## Begin SUPPLIED RECORDS

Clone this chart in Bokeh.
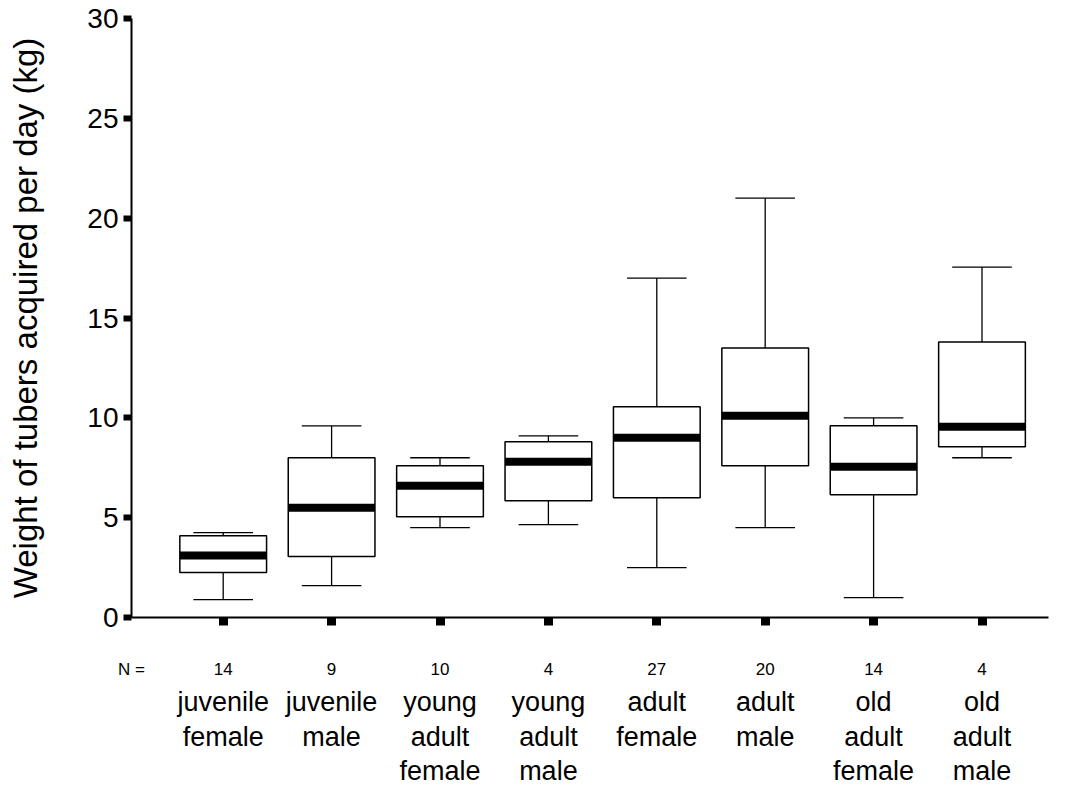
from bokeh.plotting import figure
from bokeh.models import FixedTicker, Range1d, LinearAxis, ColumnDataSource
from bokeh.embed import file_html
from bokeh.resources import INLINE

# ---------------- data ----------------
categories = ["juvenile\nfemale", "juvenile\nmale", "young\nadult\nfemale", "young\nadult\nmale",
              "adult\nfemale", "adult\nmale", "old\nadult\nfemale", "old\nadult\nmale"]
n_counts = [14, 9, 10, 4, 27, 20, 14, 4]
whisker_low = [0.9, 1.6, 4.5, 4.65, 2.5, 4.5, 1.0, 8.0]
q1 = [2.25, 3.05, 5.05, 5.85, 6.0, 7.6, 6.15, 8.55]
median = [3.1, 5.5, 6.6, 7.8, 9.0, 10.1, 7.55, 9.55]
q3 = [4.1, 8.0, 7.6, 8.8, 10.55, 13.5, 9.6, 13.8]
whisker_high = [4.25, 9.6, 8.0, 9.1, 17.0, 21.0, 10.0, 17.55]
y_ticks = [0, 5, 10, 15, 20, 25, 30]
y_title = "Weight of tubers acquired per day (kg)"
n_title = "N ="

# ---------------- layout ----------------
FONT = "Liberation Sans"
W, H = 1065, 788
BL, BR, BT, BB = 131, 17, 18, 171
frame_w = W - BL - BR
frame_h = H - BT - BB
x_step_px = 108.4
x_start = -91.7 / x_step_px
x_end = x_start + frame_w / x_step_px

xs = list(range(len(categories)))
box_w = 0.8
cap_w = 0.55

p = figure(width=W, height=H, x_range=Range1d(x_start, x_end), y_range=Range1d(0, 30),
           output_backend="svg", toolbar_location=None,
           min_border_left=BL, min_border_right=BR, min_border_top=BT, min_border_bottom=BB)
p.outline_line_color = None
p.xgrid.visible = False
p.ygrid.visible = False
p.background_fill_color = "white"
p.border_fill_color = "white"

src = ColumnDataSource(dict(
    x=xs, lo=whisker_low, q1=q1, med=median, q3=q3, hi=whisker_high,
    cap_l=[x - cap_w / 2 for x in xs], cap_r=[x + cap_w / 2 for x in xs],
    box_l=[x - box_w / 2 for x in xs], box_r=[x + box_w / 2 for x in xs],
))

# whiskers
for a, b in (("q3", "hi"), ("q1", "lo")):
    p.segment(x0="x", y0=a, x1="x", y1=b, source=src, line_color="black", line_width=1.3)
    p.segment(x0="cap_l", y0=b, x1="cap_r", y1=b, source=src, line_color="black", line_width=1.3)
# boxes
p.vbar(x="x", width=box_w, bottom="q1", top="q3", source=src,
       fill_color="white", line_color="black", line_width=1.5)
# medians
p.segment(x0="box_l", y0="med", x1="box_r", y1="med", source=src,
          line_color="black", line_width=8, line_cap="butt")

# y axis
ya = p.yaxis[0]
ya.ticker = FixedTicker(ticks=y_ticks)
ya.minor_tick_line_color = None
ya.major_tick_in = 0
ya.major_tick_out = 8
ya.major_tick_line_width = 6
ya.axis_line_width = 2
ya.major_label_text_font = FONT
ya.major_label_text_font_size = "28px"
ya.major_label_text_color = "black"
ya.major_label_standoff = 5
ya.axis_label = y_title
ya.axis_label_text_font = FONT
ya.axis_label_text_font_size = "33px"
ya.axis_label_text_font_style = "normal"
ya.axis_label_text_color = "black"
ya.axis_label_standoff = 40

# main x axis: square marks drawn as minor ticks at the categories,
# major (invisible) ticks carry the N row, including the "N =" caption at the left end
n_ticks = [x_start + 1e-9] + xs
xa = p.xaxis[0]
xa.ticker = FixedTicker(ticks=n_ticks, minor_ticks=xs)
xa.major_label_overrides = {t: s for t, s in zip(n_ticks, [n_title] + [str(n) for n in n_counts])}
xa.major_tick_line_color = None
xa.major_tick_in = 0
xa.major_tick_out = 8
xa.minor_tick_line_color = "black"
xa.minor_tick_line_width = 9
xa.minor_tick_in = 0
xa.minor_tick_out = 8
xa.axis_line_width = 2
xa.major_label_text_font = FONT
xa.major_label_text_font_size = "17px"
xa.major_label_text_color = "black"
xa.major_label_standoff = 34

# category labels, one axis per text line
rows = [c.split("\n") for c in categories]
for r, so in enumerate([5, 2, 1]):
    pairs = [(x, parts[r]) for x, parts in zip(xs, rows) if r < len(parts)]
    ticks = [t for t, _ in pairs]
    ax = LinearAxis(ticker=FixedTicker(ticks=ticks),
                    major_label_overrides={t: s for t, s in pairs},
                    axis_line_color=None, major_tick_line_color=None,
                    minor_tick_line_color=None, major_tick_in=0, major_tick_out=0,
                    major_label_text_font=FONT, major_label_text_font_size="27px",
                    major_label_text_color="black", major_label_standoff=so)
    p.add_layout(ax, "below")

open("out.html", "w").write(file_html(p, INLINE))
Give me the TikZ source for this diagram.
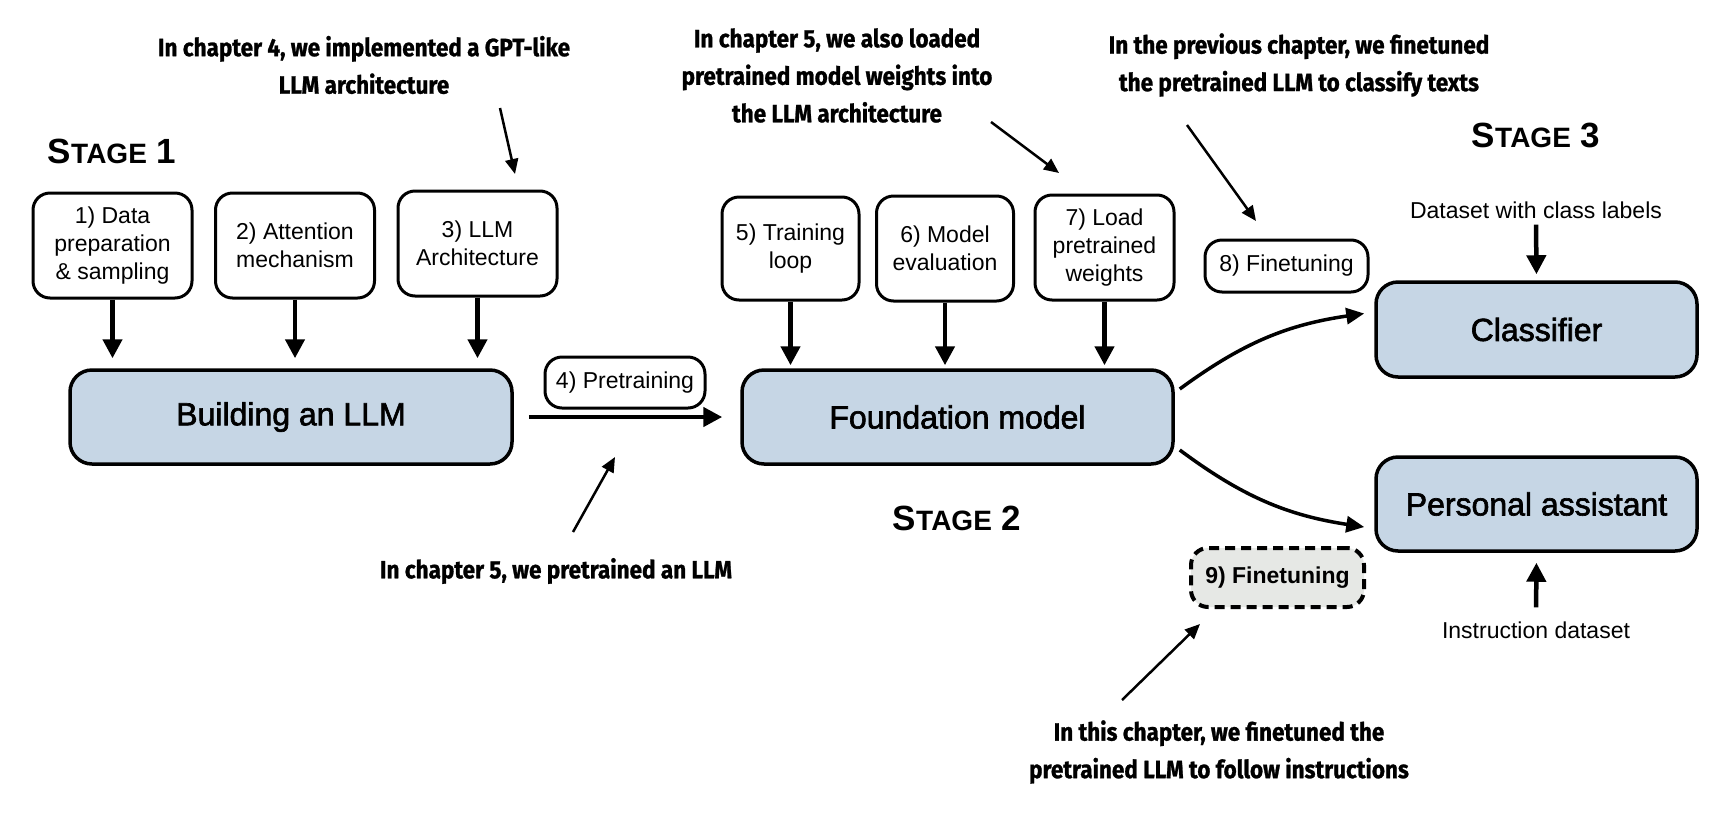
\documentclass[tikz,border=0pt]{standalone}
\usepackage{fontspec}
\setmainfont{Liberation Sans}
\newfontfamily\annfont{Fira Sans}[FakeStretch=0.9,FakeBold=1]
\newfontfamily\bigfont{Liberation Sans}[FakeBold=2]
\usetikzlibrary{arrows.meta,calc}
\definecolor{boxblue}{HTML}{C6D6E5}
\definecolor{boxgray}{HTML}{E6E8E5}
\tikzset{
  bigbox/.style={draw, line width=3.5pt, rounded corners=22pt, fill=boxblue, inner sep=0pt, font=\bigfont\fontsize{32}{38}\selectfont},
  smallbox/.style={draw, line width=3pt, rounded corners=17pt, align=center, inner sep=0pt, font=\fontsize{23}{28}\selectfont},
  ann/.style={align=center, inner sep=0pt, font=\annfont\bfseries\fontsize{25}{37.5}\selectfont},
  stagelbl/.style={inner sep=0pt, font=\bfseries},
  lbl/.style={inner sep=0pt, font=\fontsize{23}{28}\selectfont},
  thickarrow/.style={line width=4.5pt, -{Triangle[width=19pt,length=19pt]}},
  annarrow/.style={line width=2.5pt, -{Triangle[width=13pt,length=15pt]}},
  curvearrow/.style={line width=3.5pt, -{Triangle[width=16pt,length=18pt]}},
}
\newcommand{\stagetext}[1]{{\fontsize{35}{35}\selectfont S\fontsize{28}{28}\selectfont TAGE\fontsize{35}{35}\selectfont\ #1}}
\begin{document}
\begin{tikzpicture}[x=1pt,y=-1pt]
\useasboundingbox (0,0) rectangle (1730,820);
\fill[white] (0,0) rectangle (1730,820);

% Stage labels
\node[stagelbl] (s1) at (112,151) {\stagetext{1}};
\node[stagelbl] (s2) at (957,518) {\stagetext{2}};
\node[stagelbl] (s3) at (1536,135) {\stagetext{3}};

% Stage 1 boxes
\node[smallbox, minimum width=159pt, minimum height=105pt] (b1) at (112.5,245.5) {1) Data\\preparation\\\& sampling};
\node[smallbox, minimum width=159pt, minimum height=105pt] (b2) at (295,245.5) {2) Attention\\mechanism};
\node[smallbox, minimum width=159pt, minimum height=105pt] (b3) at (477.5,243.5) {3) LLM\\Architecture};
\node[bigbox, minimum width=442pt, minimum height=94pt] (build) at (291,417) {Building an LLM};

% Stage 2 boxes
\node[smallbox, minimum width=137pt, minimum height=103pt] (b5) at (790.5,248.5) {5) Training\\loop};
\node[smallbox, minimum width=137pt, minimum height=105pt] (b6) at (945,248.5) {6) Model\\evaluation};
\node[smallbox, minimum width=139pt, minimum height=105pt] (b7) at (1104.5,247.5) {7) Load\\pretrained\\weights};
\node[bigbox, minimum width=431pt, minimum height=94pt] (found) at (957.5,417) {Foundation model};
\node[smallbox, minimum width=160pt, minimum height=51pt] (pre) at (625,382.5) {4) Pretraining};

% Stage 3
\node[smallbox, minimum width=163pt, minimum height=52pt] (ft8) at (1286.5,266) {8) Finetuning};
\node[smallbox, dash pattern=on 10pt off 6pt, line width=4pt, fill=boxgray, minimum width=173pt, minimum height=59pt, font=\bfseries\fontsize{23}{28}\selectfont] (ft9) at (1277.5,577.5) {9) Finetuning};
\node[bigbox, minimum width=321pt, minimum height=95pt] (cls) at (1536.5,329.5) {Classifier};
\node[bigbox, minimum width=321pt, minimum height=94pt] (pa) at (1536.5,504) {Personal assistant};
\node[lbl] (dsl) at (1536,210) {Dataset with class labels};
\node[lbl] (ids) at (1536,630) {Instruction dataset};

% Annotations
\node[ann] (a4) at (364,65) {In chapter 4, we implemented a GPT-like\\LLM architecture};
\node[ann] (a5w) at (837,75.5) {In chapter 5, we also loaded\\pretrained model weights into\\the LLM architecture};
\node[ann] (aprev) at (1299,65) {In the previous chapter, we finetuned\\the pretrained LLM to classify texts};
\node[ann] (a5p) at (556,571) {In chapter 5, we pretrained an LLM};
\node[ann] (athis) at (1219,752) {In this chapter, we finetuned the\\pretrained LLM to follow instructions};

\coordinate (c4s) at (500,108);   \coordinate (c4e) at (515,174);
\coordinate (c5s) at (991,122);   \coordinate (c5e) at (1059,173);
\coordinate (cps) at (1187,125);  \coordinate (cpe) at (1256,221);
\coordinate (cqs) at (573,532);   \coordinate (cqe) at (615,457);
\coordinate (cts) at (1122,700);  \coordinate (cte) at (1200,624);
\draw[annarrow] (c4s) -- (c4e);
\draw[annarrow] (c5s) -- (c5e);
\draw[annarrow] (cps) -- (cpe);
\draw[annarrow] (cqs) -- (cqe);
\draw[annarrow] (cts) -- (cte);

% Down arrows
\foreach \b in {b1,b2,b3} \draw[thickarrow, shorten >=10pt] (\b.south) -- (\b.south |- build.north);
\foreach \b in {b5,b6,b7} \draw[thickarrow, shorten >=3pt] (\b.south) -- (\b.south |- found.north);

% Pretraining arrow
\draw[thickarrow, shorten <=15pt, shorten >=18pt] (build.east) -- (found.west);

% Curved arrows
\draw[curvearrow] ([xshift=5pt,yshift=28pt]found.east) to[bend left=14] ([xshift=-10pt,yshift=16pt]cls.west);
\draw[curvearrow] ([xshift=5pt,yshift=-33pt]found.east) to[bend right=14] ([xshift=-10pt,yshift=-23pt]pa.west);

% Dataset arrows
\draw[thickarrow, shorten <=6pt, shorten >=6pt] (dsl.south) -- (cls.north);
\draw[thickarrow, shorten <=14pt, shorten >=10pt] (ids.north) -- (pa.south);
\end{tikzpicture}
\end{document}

## End SUPPLIED RECORDS

### GIVEN INSTRUCTION
Scan the records for the string "this". Copy each line in which it appears.

### TASK RESULT
Clone this chart in Bokeh.
Give me the TikZ source for this diagram.
\node[ann] (athis) at (1219,752) {In this chapter, we finetuned the\\pretrained LLM to follow instructions};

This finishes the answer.